While the four of us buzzed from guest appearance to guest appearance, with a media responsibility in between, Chancellor Buller and I spoke about her long-spanning career as a lawyer and judge. She told me that she still practiced law when she had time — and had been practicing since she’d graduated law school here at UVic years ago.
“Campus is like home to me,” she said, watching her surroundings race by, as the golf cart whirred to its next destination. I followed her gaze across the quad, ardent and sparkling, and I could only think one thing — she loves it here.
If home is where the heart is, Buller’s heart is stretched all the way around Ring Road, twice.
At the end of the afternoon, I said goodbye to the chancellor and president, and stood outside of the Kev Kart with Pepler, simultaneously energized and exhausted.
“Was that what you were expecting?” he asked, smoothing down the UVic flags on the side of the golf cart.
“Not at all,” I answered.
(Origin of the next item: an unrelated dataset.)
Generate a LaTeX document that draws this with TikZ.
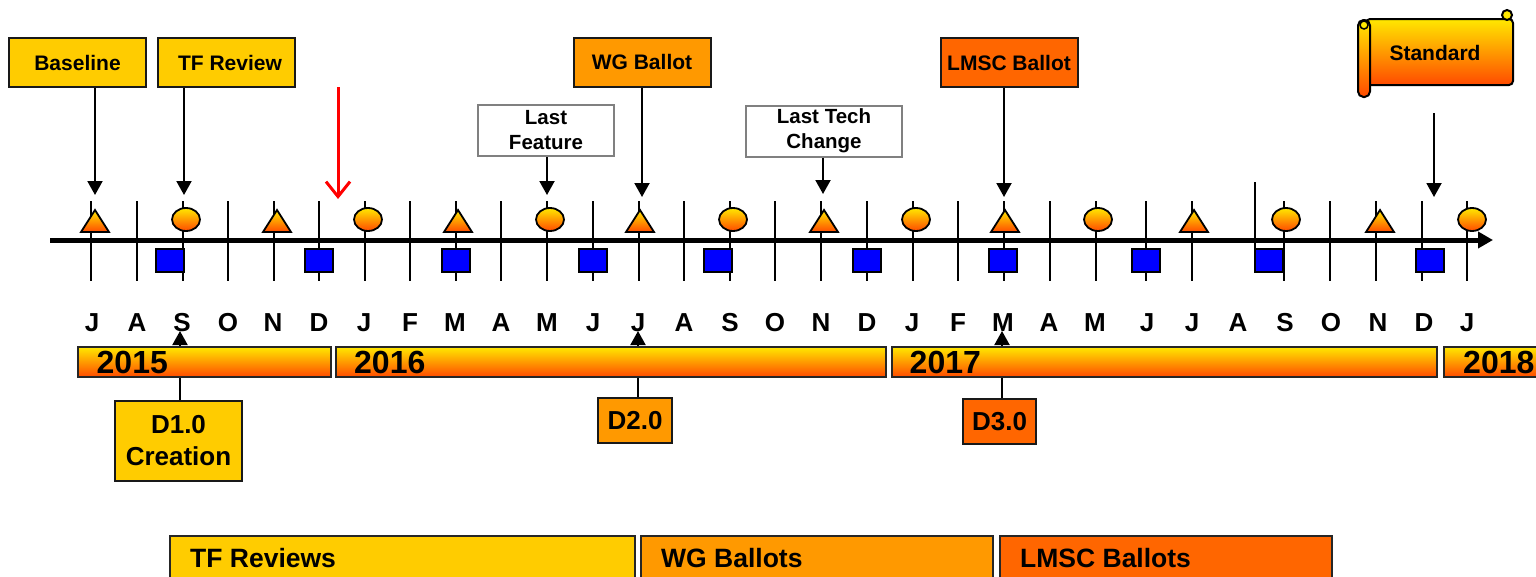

We both laughed.
“Yeah, they’re a fun pair,” said Pepler.
I remarked that both Hall’s and Buller’s passion for the university was hard to ignore.
Pepler agreed, then explained that he had also worked with Jamie Cassels, UVic’s former president, before Hall came into office, but the two presidents were vastly different.
While Cassels, with a background in education and law, saw the student body as a group for him to educate and serve, Hall sees UVic students and faculty as potential partners, colleagues, and long-term connections, with as much to offer him as he has to offer them.
“That seems like just the kind of person you’d want leading your university,” I said.
“Exactly,” Pepler replied, smiling.
In a prior interview with Hall, the Martlet asked him what piece of education or career advice he would give to UVic students.
Leaving campus that afternoon, I thought about his reply: “You’ve got to be passionate about what you do.”
Whether you are indifferent to, critical, or approving of Hall’s aptness in his presidential role, know this: when it comes to his advice to the student body, the president is leading by example.